GPR utilizes electromagnetic radar pulses to find and trace subsurface utility lines. The GPR transmitter sends a tiny pulse of electromagnetic energy into the ground, which passes through objects under the surface and is distorted by conductive and dielectric properties. The receiving antenna receives the reflecting pulse and reads the signal distortions, displaying contrasts between objects below the surface along with depth information. The electromagnetic pulses a GPR transmitter creates can travel through many types of materials, and each one will impact the way the signal is reflected. This makes it a versatile tool for locating non-metallic utility lines such as PVC, plastic, and concrete pipes.

Acoustic Methods and Other Techniques

Because EM locators and GPR both have limitations, innovators have developed other techniques such as acoustic methods that send carefully designed patterns of sound waves into the soil. A highly sensitized receiver analyzes the time it takes the sound waves to bounce back, using the data to calculate depth. Acoustic methods can be successful in diverse conditions—including asphalt, sandy soil, and wet ground—that lessen the effectiveness of GPR.

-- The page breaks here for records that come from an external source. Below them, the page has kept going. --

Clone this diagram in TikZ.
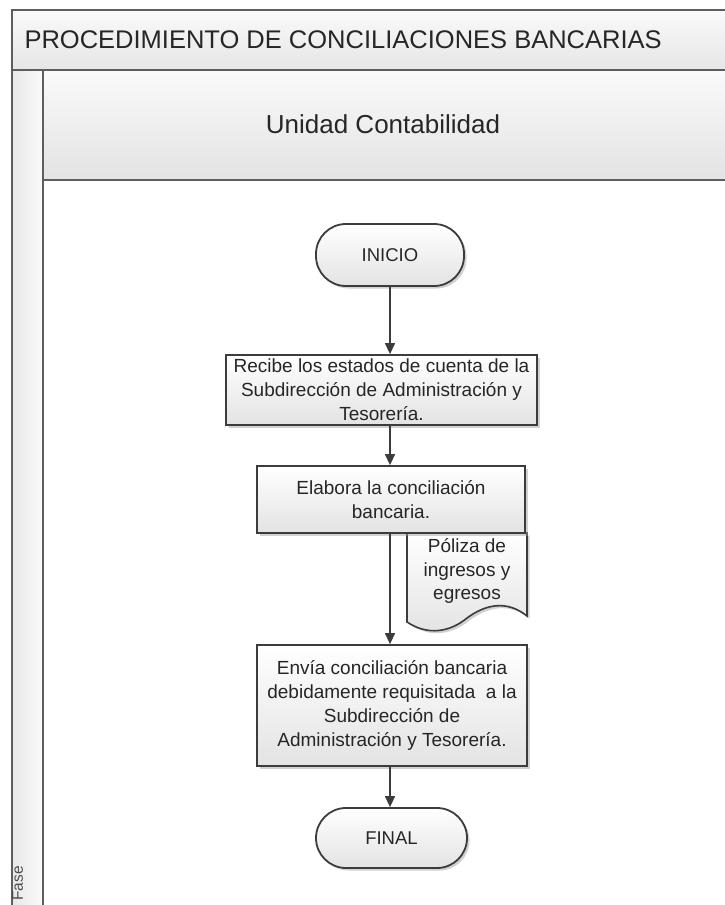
\documentclass[tikz,border=0pt]{standalone}
\usepackage{fontspec}
\setmainfont{Liberation Sans}
\usetikzlibrary{arrows.meta,shadows}
\definecolor{ln}{HTML}{3C3C3C}
\definecolor{frm}{HTML}{5E5E5E}
\begin{document}
\begin{tikzpicture}[x=1pt,y=-1pt,
  shd/.style={drop shadow={shadow xshift=2.5pt,shadow yshift=-2.5pt,fill=black!40,opacity=0.45}},
  proc/.style={draw=ln,line width=1.8pt,top color=white,bottom color=black!11,
    align=center,inner sep=0pt,text=black!85,font=\fontsize{19}{24}\selectfont,shd},
  term/.style={proc,rounded corners=30pt,font=\fontsize{18.5}{22}\selectfont},
  arr/.style={draw=ln,line width=1.3pt,-{Triangle[length=11pt,width=10pt]}},
  fr/.style={draw=frm,line width=1.5pt}]
\useasboundingbox (0,0) rectangle (725,905);
\clip (0,0) rectangle (725,905);
\fill[white] (0,0) rectangle (725,905);
% bands
\path[top color=black!2,bottom color=black!10] (12,10) rectangle (727,70);
\path[top color=black!2,bottom color=black!11] (43,70) rectangle (727,180);
\path[left color=black!9,right color=black!2] (12,70) rectangle (43,907);
\draw[fr] (727,10) -- (12,10) -- (12,907);
\draw[fr] (12,70) -- (727,70);
\draw[fr] (43,70) -- (43,907);
\draw[fr] (43,180) -- (727,180);
\node[anchor=base west,text=black!85,font=\fontsize{25.5}{30}\selectfont] (title) at (21,48) {PROCEDIMIENTO DE CONCILIACIONES BANCARIAS};
\node[anchor=base,text=black!85,font=\fontsize{26}{30}\selectfont] (lane) at (383,133) {Unidad Contabilidad};
\node[rotate=90,anchor=base east,text=black!70,font=\fontsize{15.5}{18}\selectfont,inner sep=0pt] (fase) at (23,866) {Fase};
% flow
\coordinate (ax) at (390,0);
\node[term,minimum width=148pt,minimum height=62pt] (inicio) at (390,255) {INICIO};
\node[proc,minimum width=311pt,minimum height=70pt] (b1) at (381.5,390)
  {Recibe los estados de cuenta de la\\Subdirección de Administración y\\Tesorería.};
\path[draw=ln,line width=1.6pt,top color=white,bottom color=black!11,shd]
  (407,533) -- (527,533) -- (527,616) .. controls (507,600) and (486,604) .. (467,618)
  .. controls (450,632) and (428,636) .. (407,622) -- cycle;
\node[align=center,text=black!85,font=\fontsize{19}{23.5}\selectfont] (doc) at (467,571) {Póliza de\\ingresos y\\egresos};
\node[proc,minimum width=268pt,minimum height=67pt] (b2) at (391,499.5)
  {Elabora la conciliación\\bancaria.};
\node[proc,minimum width=270pt,minimum height=121pt] (b3) at (392,705.5)
  {Envía conciliación bancaria\\debidamente requisitada \ a la\\Subdirección de\\Administración y Tesorería.};
\node[term,minimum width=151pt,minimum height=60pt] (final) at (391.5,838) {FINAL};
\draw[arr] (ax |- inicio.south) -- (ax |- b1.north);
\draw[arr] (ax |- b1.south) -- (ax |- b2.north);
\draw[arr] (ax |- b2.south) -- (ax |- b3.north);
\draw[arr] (ax |- b3.south) -- (ax |- final.north);
\end{tikzpicture}
\end{document}
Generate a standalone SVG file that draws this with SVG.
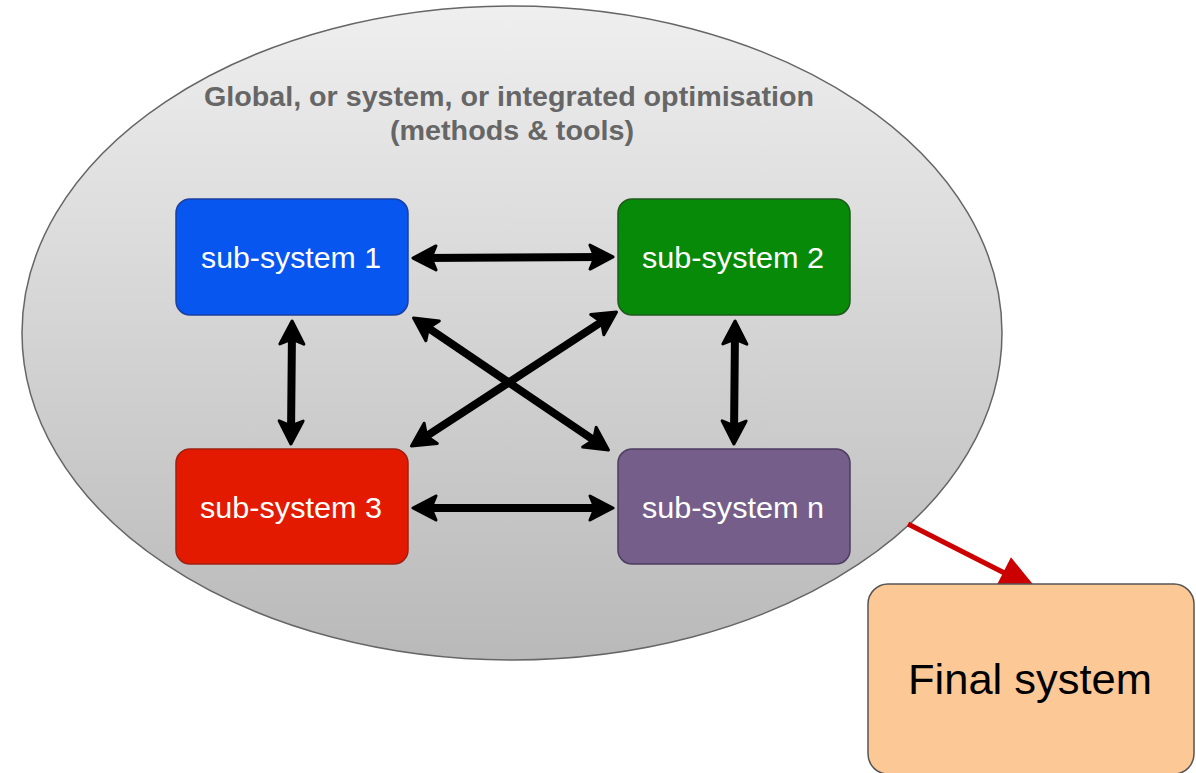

For instances where physical access to a utility line is required, vacuum excavation provides a non-destructive method to reach the pipe or cable. Using special machinery, operators send a blast of air or water into the ground. Then, the loosened soil is removed with an air vacuum, clearing a path of access to the line.

Im‎portance of Professional Utility Locators

Because accuracy is essential, utility locators need to be well-trained and skilled in using a variety of technologies to discover and trace subsurface utility lines. Certified technicians, such as subsurface utility engineering (SUE) professionals, play a key role in ensuring reliable results because they cast a wide net—locating all utility lines in a given area, both active and abandoned.

As new technologies emerge and utilities choose to share more information, reliable utility mapping will play a pivotal role in subsurface utility location, driving greater efficiency and accuracy. “Today, every contractor knows they have an underground utility location problem,” says Zeiss. “The U.S. spends $10 billion per year finding underground utilities with regional One-Call centers and locators. Creating a mechanism to capture and share information will yield a big payback.”

Conclusion

Everyone wants to avoid utility strikes—and locating underground utilities before excavation begins is the best way to avoid disaster. Utilizing a variety of technologies and equipment, along with accurate utility mapping, can help construction professionals ensure safety and success on their projects.